Debunking Electric Vehicle Myths

A breakdown of common concerns surrounding electric vehicles, such as cost, range anxiety and infrastructure, and how to overcome them.

Taylor Dunn Bigfoot S Hauling Property Management Edited Selects 02

Most organizations, 86 percent, according to recent IBV research, have a sustainability strategy in place, but only 35 percent have acted on that strategy. Electric vehicle (EV) usage has also exploded from where it was a decade ago, but many businesses are still hesitant to make the switch. EVs are having more than just a moment; they are here for the long haul. And today, it is easier than ever for organizations across industries to electrify their fleets.

Here's a breakdown and debunking or the most common concerns around electric vehicles, so operations can confidently jumpstart their commitment to sustainability beginning with fleets.

Cost: Can you afford to make an upgrade?

Vehicles are assets. With the current average light vehicle age of 12.2 years, it is an important purchase decision. As gas vehicles begin to reach the end of their useful lives, making the transition to electric fleets could provide significant savings. In fact, a recent survey of fleets in 10 of Arizona’s largest municipalities found that those ten cities could save a total of nearly $80 million in lifetime vehicle ownership costs just by replacing light-duty vehicles in their fleets with commercial EVs.

While gas costs vary state-to-state and mileage varies by vehicle make and model, according to the Environmental Protection Agency (EPA), the average car got just under 26 miles to the gallon in 2021, putting the cost to operate at about $0.13/mile based on today’s national average gas price of $3.50/gallon. Comparatively, the efficiency of EVs will depend on price of electricity and kWh used per 100 miles for the specific EV. For example, with the current price of electricity in the United States at an average of 16.8 cents per kWh, if the EV consumes 27 kWh to travel 100 miles, the cost per mile is about $0.05/mile. With gas prices typically more volatile than electric prices, operations can also more confidently budget total cost to operate an electric fleet.

When factoring in average maintenance, repair and taxes along with yearly driving and idling time into the overall operational costs, EVs are low total cost vehicles to own and operate. With fewer moving parts than an internal combustion engine, EVs require far less maintenance. For operations, this means increased uptime and profits. 

To help operations make the transition, many states, municipalities and utilities offer commercial entities incentives (rebates, grants and tax credits) to acquire EVs. In addition, the Inflation Reduction Act provides a tax credit to offset the cost of certain qualified commercial clean vehicles placed in service before 2033.  

Range anxiety: Can you get the job done?

Across industries, time is money. And that means relying on electric vehicles that are ready to move when you are. Vehicle range will always fluctuate based on factors such as payload, climate and driving conditions, but depending on vehicle model, the ranges of today’s commercial EVs are less of a concern, especially when deployed in the right applications. Most organizations do not need hundreds of miles; 40 to 60 miles of range between charges is more than sufficient to get the job done.

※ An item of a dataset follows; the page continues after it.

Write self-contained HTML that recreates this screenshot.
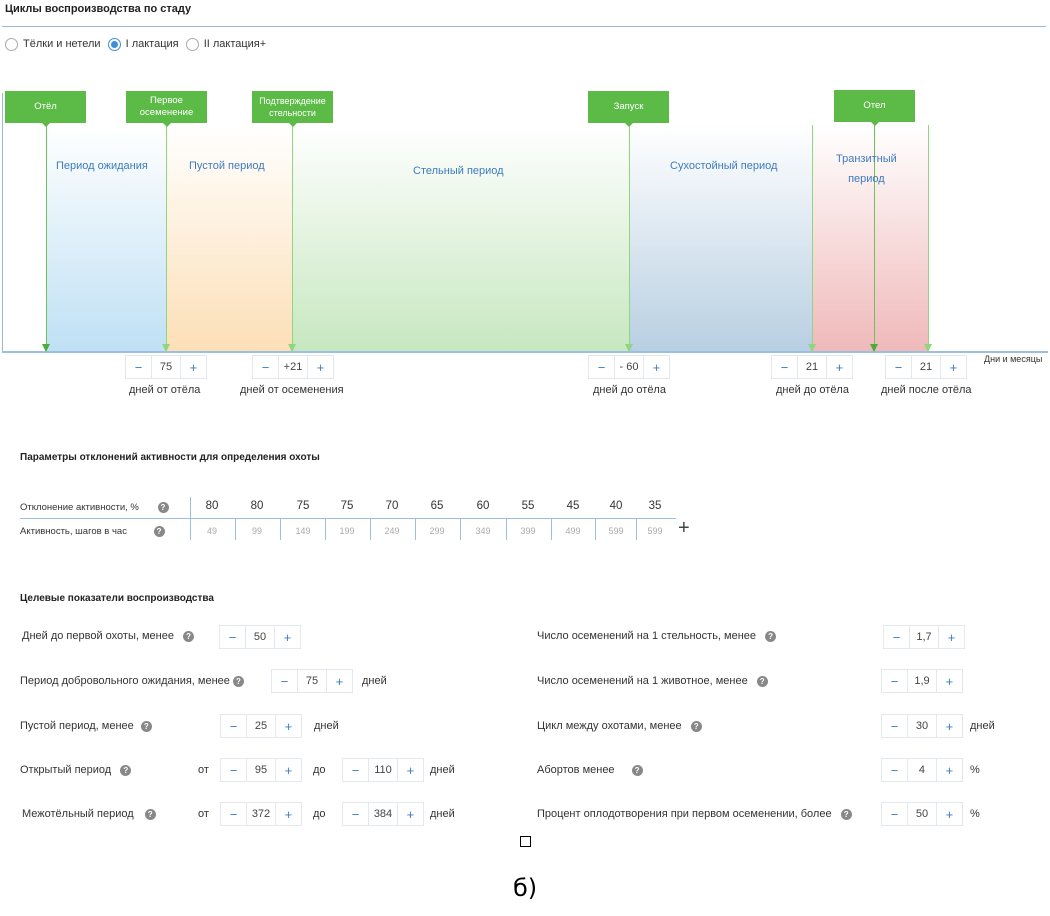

Logistics companies making cross-state and city deliveries will need vehicles with substantial range and high speeds. However, for last-mile applications, right-sized, right-speed low-speed vehicles (LSVs)  may be the best solution for local deliveries. On congested, traffic-controlled streets, LSVs travel across town just as quickly as a standard vehicle. They have become the vehicle of choice for many municipalities, corporations, colleges and universities looking for small scale, sustainable vehicles.

For municipalities, warehouses, tarmacs and industrial parks that require considerable towing and hauling, a traditional full-size internal combustion (ICE) truck or tow tractor also is not the only option. Electric utility vehicles, burden carriers and tow tractors have towing and hauling comparable to these ICE alternatives, but without the carbon emissions, and with smaller dimensions to fit through tight corridors and narrow aisles.

Additionally, battery options provide greater flexibility for vehicle distance. They have lithium-ion battery packs that provide upward of 95 miles of range between charges. Incorporating solar panels will further extend vehicle range by adding 2 miles of charge per hour while vehicles are in direct sunlight.

Infrastructure: Are you ready to go electric?

One of the largest barriers to going electric is charging access and infrastructure updates. The good news is infrastructure changes may not be necessary. While full-size highway commercial vehicles may need additional charging capabilities, many other operations and municipalities can charge commercial vehicles sufficiently overnight  through standard 120– or 110-volt AC outlets, with many industrial vehicles using the same charging infrastructure.

Some vehicles use the same charging infrastructure as electric cars, while others have an on-board charger that plugs into a 110V wall outlet, the same used for a smartphone. For operations requiring greater charging capabilities such as fast charging, additional options are available. Many states and counties provide charging infrastructure incentives that include rebates, technical support and even free or discounted charging stations.

With heightened environmental concerns and a growing desire for cleaner mobility, demand for EVs has grown exponentially over the past decade and has no signs of slowing down. And with an increase in vehicle options available, greater accessibility and financial incentives, going electric is one sustainable goal that consumers, businesses, and municipalities can check off with confidence.